Thursday, May 8, 2014

Smooth Trends, and the TLT/IEF Indicator

I sent this chart showing the ratio of the biotech ETF to the 20+ year treasury ETF to a correspondent. He commented,

Notice how smoothly this chart trends, and how comfortable it would be just to ride such a trend. And because the two instruments have such radically different economic and market related drivers, when the trend breaks you know it is probably real with a very low probability of a whipsaw.

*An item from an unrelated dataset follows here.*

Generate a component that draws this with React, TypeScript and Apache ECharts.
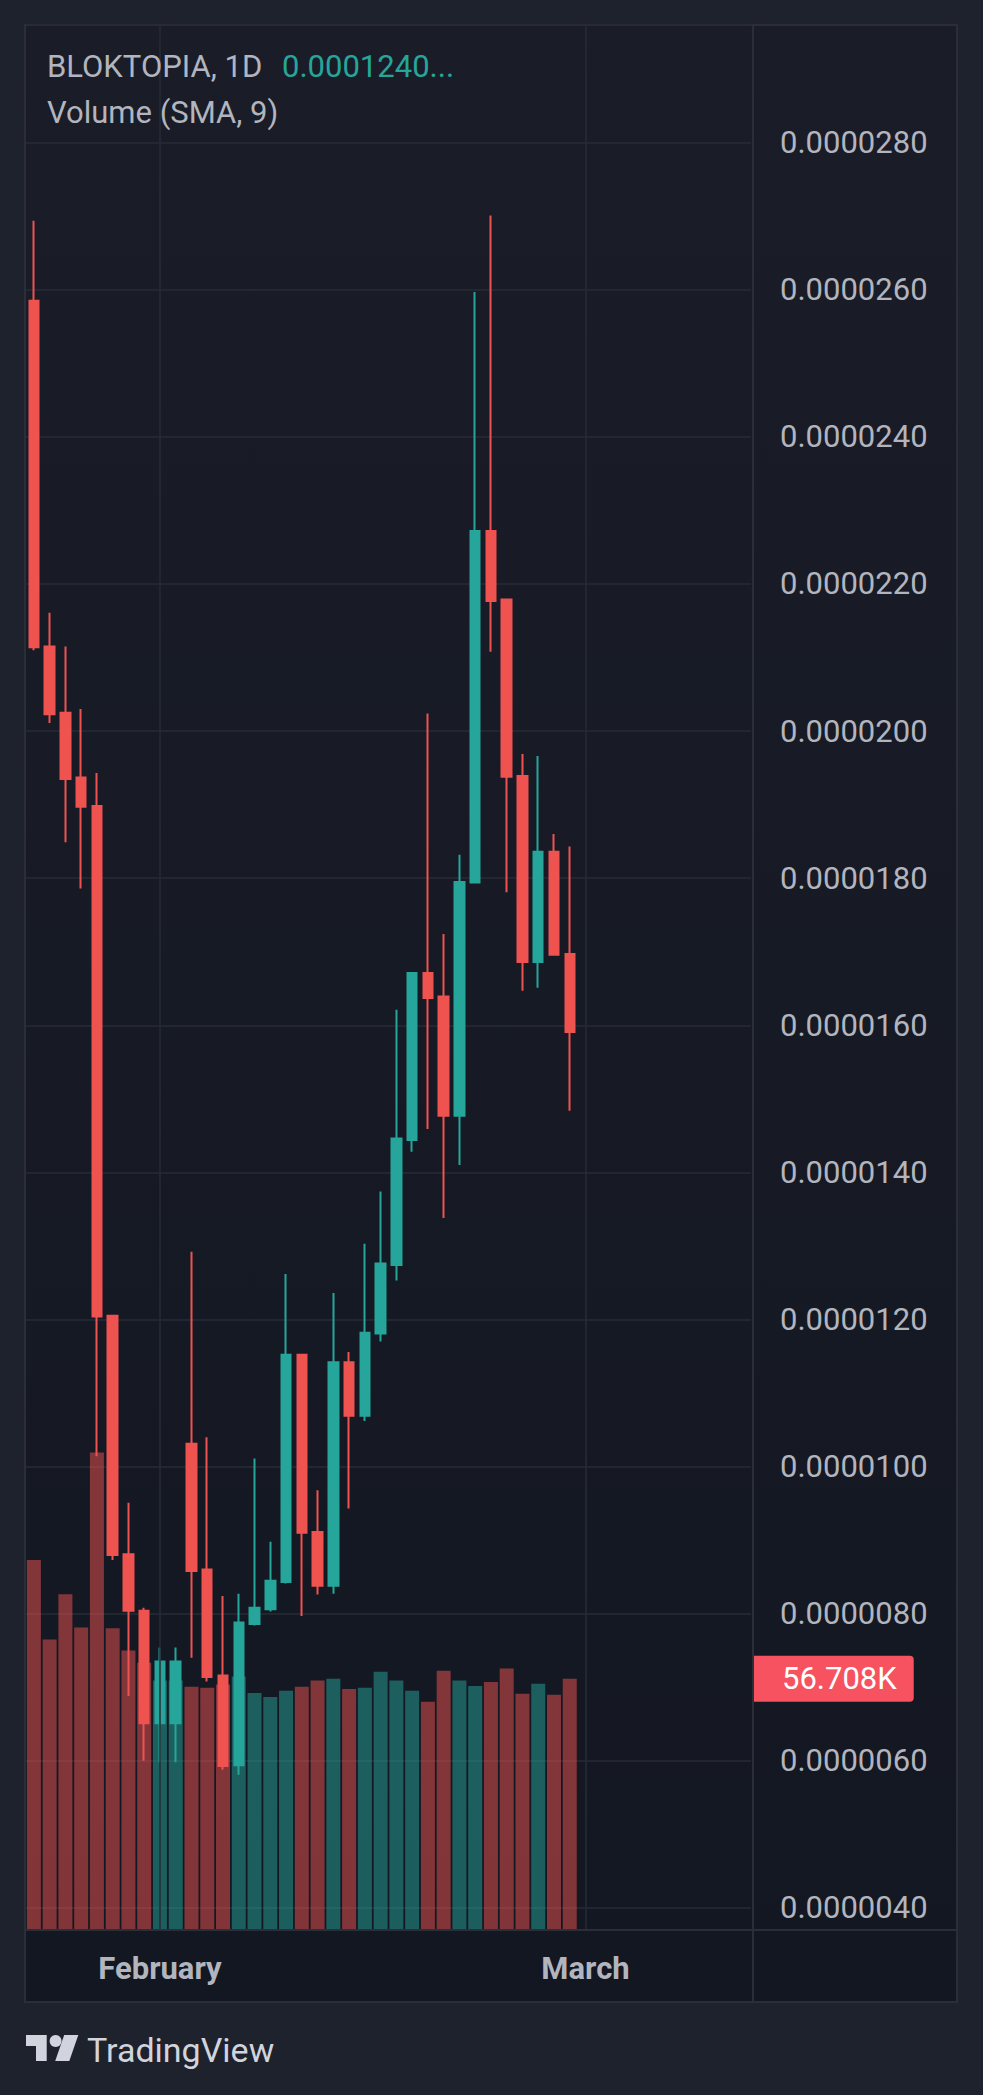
import React, { useEffect, useRef } from "react";
import * as echarts from "echarts";

// Daily candles (BLOKTOPIA, 1D) plus empty future slots on the right
const dates = [
  "Jan 24", "Jan 25", "Jan 26", "Jan 27", "Jan 28", "Jan 29", "Jan 30", "Jan 31",
  "Feb 1", "Feb 2", "Feb 3", "Feb 4", "Feb 5", "Feb 6", "Feb 7", "Feb 8", "Feb 9",
  "Feb 10", "Feb 11", "Feb 12", "Feb 13", "Feb 14", "Feb 15", "Feb 16", "Feb 17",
  "Feb 18", "Feb 19", "Feb 20", "Feb 21", "Feb 22", "Feb 23", "Feb 24", "Feb 25",
  "Feb 26", "Feb 27",
  "Mar 1", "Mar 2", "Mar 3", "Mar 4", "Mar 5", "Mar 6", "Mar 7", "Mar 8", "Mar 9",
  "Mar 10", "Mar 11",
];

const open = [
  258.5e-7, 211.5e-7, 202.5e-7, 193.7e-7, 189.8e-7, 120.5e-7, 88.1e-7, 80.4e-7,
  65.1e-7, 65.1e-7, 103.1e-7, 86.0e-7, 71.6e-7, 59.4e-7, 78.6e-7, 80.6e-7,
  84.3e-7, 115.2e-7, 91.1e-7, 83.8e-7, 114.2e-7, 106.9e-7, 118.1e-7, 127.4e-7,
  144.4e-7, 167.1e-7, 163.9e-7, 147.7e-7, 179.4e-7, 227.2e-7, 217.9e-7, 193.9e-7,
  168.6e-7, 183.6e-7, 169.7e-7,
];
const close = [
  211.4e-7, 202.3e-7, 193.5e-7, 189.7e-7, 120.4e-7, 88.0e-7, 80.4e-7, 65.1e-7,
  73.5e-7, 73.5e-7, 85.8e-7, 71.4e-7, 59.3e-7, 78.8e-7, 80.8e-7, 84.5e-7,
  115.2e-7, 91.0e-7, 83.8e-7, 114.2e-7, 106.9e-7, 118.2e-7, 127.6e-7, 144.6e-7,
  167.1e-7, 163.7e-7, 147.7e-7, 179.5e-7, 227.2e-7, 217.7e-7, 193.8e-7, 168.6e-7,
  183.6e-7, 169.6e-7, 159.1e-7,
];
const low = [
  211.0e-7, 201.1e-7, 184.9e-7, 178.6e-7, 101.4e-7, 87.3e-7, 68.8e-7, 60.0e-7,
  59.8e-7, 59.8e-7, 74.0e-7, 70.8e-7, 58.8e-7, 58.1e-7, 78.4e-7, 80.3e-7,
  84.1e-7, 79.7e-7, 82.6e-7, 82.7e-7, 94.3e-7, 106.2e-7, 117.0e-7, 125.3e-7,
  142.8e-7, 145.9e-7, 133.8e-7, 141.0e-7, 179.4e-7, 210.8e-7, 178.1e-7, 164.7e-7,
  165.1e-7, 169.6e-7, 148.4e-7,
];
const high = [
  269.4e-7, 216.1e-7, 211.5e-7, 203.0e-7, 194.3e-7, 120.5e-7, 95.1e-7, 80.8e-7,
  75.4e-7, 75.4e-7, 129.2e-7, 104.0e-7, 82.4e-7, 82.7e-7, 101.1e-7, 89.8e-7,
  126.2e-7, 115.2e-7, 96.8e-7, 123.6e-7, 115.6e-7, 130.3e-7, 137.4e-7, 162.1e-7,
  167.1e-7, 202.4e-7, 172.4e-7, 183.2e-7, 259.7e-7, 270.1e-7, 217.9e-7, 196.9e-7,
  196.6e-7, 186.0e-7, 184.3e-7,
];
const volume = [
  83500, 65600, 75800, 68300, 107800, 68100, 63100, 60300, 56300, 56300, 54900,
  54700, 55400, 57200, 53500, 52600, 54000, 54900, 56300, 56700, 54400, 54700,
  58300, 56300, 54000, 51500, 58500, 56300, 55100, 56000, 59000, 53300, 55600,
  53100, 56708,
];

const monthLabels: Record<string, string> = { "Feb 1": "February", "Mar 1": "March" };

const UP = "#26a69a";
const DOWN = "#ef5350";
const UP_VOL = "rgba(38,166,154,0.5)";
const DOWN_VOL = "rgba(239,83,80,0.5)";
const GRID = "#272b37";
const BORDER = "#2a2e39";
const TEXT = "#b2b5be";
const FONT = "Roboto, 'Noto Sans', sans-serif";

export default function App() {
  const ref = useRef<HTMLDivElement>(null);

  useEffect(() => {
    if (!ref.current) return;
    const chart = echarts.init(ref.current, null, { renderer: "svg" });

    const candleData = open.map((o, i) => [o, close[i], low[i], high[i]]);
    const volData = volume.map((v, i) => ({
      value: v,
      itemStyle: { color: close[i] >= open[i] ? UP_VOL : DOWN_VOL },
    }));
    const lastVol = volume[volume.length - 1];

    chart.setOption({
      animation: false,
      backgroundColor: "#1e222d",
      grid: {
        left: 26,
        top: 25,
        width: 725,
        height: 1905,
        containLabel: false,
        outerBoundsMode: "none",
      },
      xAxis: {
        type: "category",
        data: dates,
        boundaryGap: true,
        axisLine: { show: false },
        axisTick: { show: false },
        splitLine: { show: false },
        axisLabel: {
          interval: (_i: number, v: string) => v in monthLabels,
          formatter: (v: string) => monthLabels[v] ?? "",
          color: TEXT,
          fontSize: 31,
          fontWeight: "bold",
          fontFamily: FONT,
          margin: 38,
          verticalAlign: "middle",
          hideOverlap: false,
        },
      },
      yAxis: [
        {
          type: "value",
          position: "right",
          min: 37e-7,
          max: 296e-7,
          splitNumber: 13,
          axisLine: { show: false },
          axisTick: { show: false },
          splitLine: { show: true, lineStyle: { color: GRID, width: 1.5 } },
          axisLabel: {
            color: TEXT,
            fontSize: 31,
            fontFamily: FONT,
            margin: 29,
            align: "left",
            showMinLabel: false,
            showMaxLabel: false,
            formatter: (v: number) => v.toFixed(7),
          },
        },
        {
          type: "value",
          show: false,
          min: 0,
          max: 430000,
          splitLine: { show: false },
        },
      ],
      series: [
        {
          type: "bar",
          name: "Volume",
          yAxisIndex: 1,
          data: volData,
          barWidth: 14,
          silent: true,
          markLine: {
            silent: true,
            symbol: ["none", "none"],
            lineStyle: { color: "rgba(0,0,0,0)", width: 1, type: "solid" },
            label: {
              show: true,
              position: "end",
              distance: 2,
              formatter: () => (lastVol / 1000).toFixed(3) + "K",
              color: "#ffffff",
              fontSize: 31,
              fontFamily: FONT,
              backgroundColor: "#f7525f",
              borderRadius: [0, 4, 4, 0],
              padding: [7, 17, 7, 29],
              lineHeight: 32,
            },
            data: [{ yAxis: lastVol }],
          },
        },
        {
          type: "candlestick",
          name: "BLOKTOPIA",
          data: candleData,
          barWidth: 10,
          itemStyle: {
            color: UP,
            color0: DOWN,
            borderColor: UP,
            borderColor0: DOWN,
            borderWidth: 2,
          },
          markLine: {
            silent: true,
            symbol: ["none", "none"],
            label: { show: false },
            lineStyle: { color: GRID, width: 1.5, type: "solid" },
            data: Object.keys(monthLabels).map((d) => ({ xAxis: d })),
          },
        },
      ],
      graphic: [
        {
          type: "rect",
          z: -10,
          silent: true,
          shape: { x: 25, y: 25, width: 932, height: 1977 },
          style: {
            fill: {
              type: "linear",
              x: 0,
              y: 0,
              x2: 0,
              y2: 1,
              colorStops: [
                { offset: 0, color: "#1a1d28" },
                { offset: 1, color: "#131722" },
              ],
            },
            stroke: BORDER,
            lineWidth: 2,
          },
        },
        {
          type: "line",
          z: 10,
          silent: true,
          shape: { x1: 753, y1: 25, x2: 753, y2: 2002 },
          style: { stroke: BORDER, lineWidth: 2 },
        },
        {
          type: "line",
          z: 10,
          silent: true,
          shape: { x1: 25, y1: 1930, x2: 957, y2: 1930 },
          style: { stroke: BORDER, lineWidth: 2 },
        },
        {
          type: "text",
          z: 10,
          x: 47,
          y: 66,
          style: {
            text: "BLOKTOPIA, 1D",
            fill: TEXT,
            fontSize: 31,
            fontFamily: FONT,
            align: "left",
            verticalAlign: "middle",
          },
        },
        {
          type: "text",
          z: 10,
          x: 282,
          y: 66,
          style: {
            text: "0.0001240...",
            fill: UP,
            fontSize: 31,
            fontFamily: FONT,
            align: "left",
            verticalAlign: "middle",
          },
        },
        {
          type: "text",
          z: 10,
          x: 47,
          y: 112,
          style: {
            text: "Volume (SMA, 9)",
            fill: TEXT,
            fontSize: 31,
            fontFamily: FONT,
            align: "left",
            verticalAlign: "middle",
          },
        },
        {
          type: "polygon",
          z: 10,
          silent: true,
          shape: {
            points: [
              [26, 2035], [46.7, 2035], [46.7, 2061], [36, 2061], [36, 2046], [26, 2046],
            ],
          },
          style: { fill: "#d1d4dc" },
        },
        {
          type: "circle",
          z: 10,
          silent: true,
          shape: { cx: 55.6, cy: 2041, r: 6 },
          style: { fill: "#d1d4dc" },
        },
        {
          type: "polygon",
          z: 10,
          silent: true,
          shape: {
            points: [[64.2, 2035], [78.3, 2035], [69.3, 2061], [55.2, 2061]],
          },
          style: { fill: "#d1d4dc" },
        },
        {
          type: "text",
          z: 10,
          x: 87,
          y: 2050,
          style: {
            text: "TradingView",
            fill: "#d1d4dc",
            fontSize: 34,
            fontFamily: FONT,
            align: "left",
            verticalAlign: "middle",
          },
        },
      ],
    });

    return () => chart.dispose();
  }, []);

  return (
    <div
      ref={ref}
      style={{ position: "absolute", left: 0, top: 0, width: 983, height: 2095 }}
    />
  );
}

Cool, and the weird thing is that nobody seems to want to find pairs that trend smoothly and are non correlated in such a way as to minimize false breakdowns or breakouts. Note that while the pair reduces the gains from a naked IBB position, it reduces the risk while rendering a more reliable timing signal.
Doing some further research, I found a fascinating paper about "Using the Signaling Power of Treasuries".
"By tracking the relative performance of intermediate and longer duration Treasuries, we document a powerful way to outperform traditional asset allocation strategies on both an absolute and risk-adjusted return basis. Broadly speaking, when the total return of long duration Treasuries (30-year) outperforms that of intermediate duration Treasuries (10-year), volatility in equities for the following month tends to rise and bond momentum drift continues."
Here is what the chart of the 30y/10y treasury ratio looks like. The 30 year treasury has indeed been outperforming the 10 year.

1 comment:

theyenguy said...

Liberalism was the paradigm that established the age of credit. Trust in the Banker Regime’s monetary policies, specifically the US Fed’s purchases of 30 Year US Government Bonds, EDV, Ten Year Notes, TLT, and Mortgage Backed Bonds, MBB, as well as the ECB’s purchase of Eurozone Debt, EU, increased the supply of money needed to provide investment liquidity, and to produce economic growth; more so in the US than in the Eurozone. Peak Wealth has been achieved via the US Fed’s purchase of US Government Debt. Peak Wealth established an awesome moral hazard based prosperity. Now, the investor’s risk appetite has turned to risk aversion, as investors fear that the Fed’s monetary policies have crossed the rubicon on sound monetary policy, and have made money good investments, such as the Chinese Financials, CHIX, and the US Small Caps, IWM, bad.

It’s Global ZIRP no more. The bond vigilantes are in control of interest rates globally, and will be calling the Interest Rate on the US Ten Year Note, $TNX, higher from 2.6%, as well as steepening the 10 30 US Sovereign Debt Yield Curve, $TNX:$TYX, seen in the Steepner ETF, STPP, steepening.

Since the first of the year, that is from January 2014 through early May 2014, the longer duration US Government Debt, EDV, has been outperforming the Ten Year Debt, TLT, as is seen the chart of the ratio of EDV:TLT.

This is going to change very soon, as the failure of credit seen in the Chinese Stocks, YAO, ECNS, CHIX, CQQQ, and TAO, as well as the US Small Stocks, IWM, carries forward to all Credit Investments and Equity Investments.

Liberalism featured the sovereignty of Banker Regime of democratic nation states, which provided policies of investment choice and schemes of credit in fiat money, producing seigniorage in Equity ETFs, and Credit ETFs, where the investor was the centerpiece of economic activity.

With the soon coming death of fiat money, defined as Aggregate Credit, AGG, and Major World Currencies, DBV, and Emerging Market Currencies, CEW, the new money, that being diktat money, defined as the mandates of regional leaders to establish regional security, stability, and sustainability, will serve as the wheels for the economy.

With the failure of credit, seen in China, YAO, ECNS, CHIX, Russia, RSX, ERUS, Emerging Europe, ESR, the US Small Caps, IWM, IWC, Credit Providers, MA, V, DFS, AXP, and Commodities, DBC, trading lower, authoritarianism is the new paradigm, which features the age of debt servitude, where the God ordained sovereignty of the Beast Regime of regional governance and totalitarian collectivism, seen in Revelation 13:1-4, which provides economic life experience in policies of diktat and schemes of debt servitude in diktat money, and which establish seigniorage in Regional Fascism, and which establishes the debt serf is the centerpiece of economic activity.